Data company FICO is experiencing changing demand for credit scoring as banks find new ways to use analytics in meeting new regulations. Jane Cooper speaks to chief executive Will Lansing.

The buzz of big data has swept the banking industry, but there are many companies that were doing it long before it was even known by that name.

FICO is one such company, which has been using data to predict behaviour since the 1950s. Its FICO Score determines the fate of many lending decisions in the US: consumers with a high FICO Score can borrow more at a lower rate, while those with a low score will do their best to improve it.

In the past, companies were only prepared to pay for data analytics for big-stake decisions, such as mortgages and car loans, according to Will Lansing, chief executive of FICO. “If the stakes weren’t big enough, they would wing it,” he says. These days, however, the cost of analytics has come down, the precision has gone up and there is an appetite across most industries – such as telecoms and retail – to understand and predict consumer behaviour.

FICO Score

The 'score' is probably what FICO is best known for and it still accounts for a large portion of the company’s business. “The FICO Score is one-quarter of our revenue and three-quarters of our profit,” says Mr Lansing. And even outside the FICO Score business, the same intellectual property sits behind many of FICO’s other solutions. The FICO Score “is very important” to the overall company, Mr Lansing adds. 

Large financial institutions use the FICO Score to assess credit risk, but there are a number of start-up lenders that are using different methods to assess creditworthiness. Some lenders are using algorithms to assess an individual’s social connections on sites such as Facebook, LinkedIn and Twitter, and may even do a risk profile based on the content of an individual’s postings. FICO, however, does not use social media in its FICO Score. “The value of social media [for credit scoring] is probably overrated,” says Mr Lansing.

For lenders that target the unbanked – and people without a credit history – unconventional data sources may be appropriate, but for large banks that are dealing with the mass market, social media data would only cover a small proportion of their customer base.

Assessing risk

Assessing the credit risk of an individual has a long history, but more recently banks have needed to assess the risk of individuals from the perspective of anti-money laundering (AML) and know your customer (KYC) regulations. At a recent FT Live conference in London, this was one of the issues raised: it is easy to assess individuals and give them a credit score, but it is not as easy to do it from a sanctions perspective. So, can FICO’s intellectual property be applied to AML and KYC? Yes, says Mr Lansing.
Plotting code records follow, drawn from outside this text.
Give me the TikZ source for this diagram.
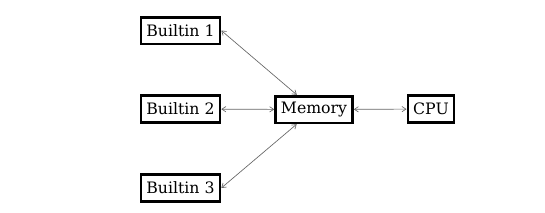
\documentclass[tikz,border=0pt]{standalone}
\usepackage{fontspec}
\setmainfont{DejaVu Serif}
\usetikzlibrary{arrows.meta}
\begin{document}
\begin{tikzpicture}[x=0.75pt,y=-0.75pt,
  box/.style={draw=black,line width=2pt,fill=white,inner xsep=4pt,minimum height=20pt,font=\fontsize{11.8}{14}\selectfont},
  link/.style={draw=black!60,line width=0.5pt,{Straight Barb[length=3pt,width=4pt]}-{Straight Barb[length=3pt,width=4pt]}}]
\useasboundingbox (0,0) rectangle (545,212);
\node[box] (b1) at (180.5,30.5) {Builtin 1};
\node[box] (b2) at (180.5,109) {Builtin 2};
\node[box] (b3) at (180.5,188) {Builtin 3};
\node[box] (mem) at (314,109.5) {Memory};
\node[box] (cpu) at (431,109) {CPU};
\draw[link] (b1.east) -- (mem);
\draw[link] (b2) -- (mem);
\draw[link] (b3.east) -- (mem);
\draw[link] (mem) -- (cpu);
\end{tikzpicture}
\end{document}
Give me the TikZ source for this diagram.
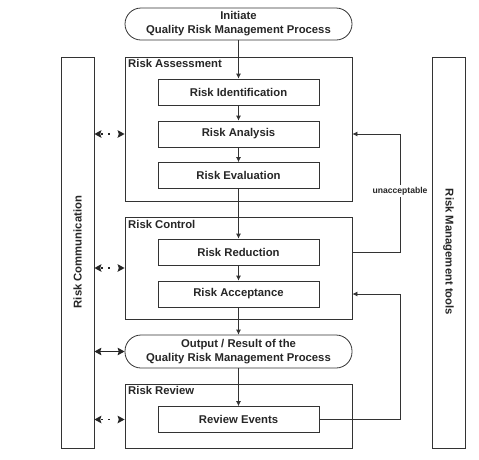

In January 2015, FICO acquired Tonbeller, a company that specialises in financial crime prevention and compliance. Through the acquisition, FICO is now equipped to address the demand in the banking industry to comply with AML and KYC.

Tonbeller’s offering is a natural extension of FICO’s Falcon fraud prevention solution, says Mr Lansing. It is not about giving a binary yes-no answer, but rather a score based on a number of data points that says how far a transaction is from the norm. A financial institution can then look at the score and compare that with its own risk parameters to decide whether to allow the transaction or not.

Cyber security

“The same idea of scoring for behaviour can apply in the cyber security realm,” says Mr Lansing. While the areas of AML and cyber security solutions are coming together, so too are the roles within banks. Many heads of fraud at banks are now also the heads of financial crime, and so they are increasingly looking for solutions across the board.

Risk assessment is not the only use of predictive analytics and customers’ data can be used in other ways. But its use by financial institutions – and other companies – is seen by some as irritating or invasive. “There’s always going to be people who do it with a sledgehammer. When done well it should not be annoying, should have respect for privacy and should be a spot-on offer,” says Mr Lansing.

He adds that in the US there is a split in the business models of how data is used. Either a service is given for free so that the customer’s data can be used for lead generation or they can charge the customer and the data is not shared. “We will see customers choose different models,” says Mr Lansing.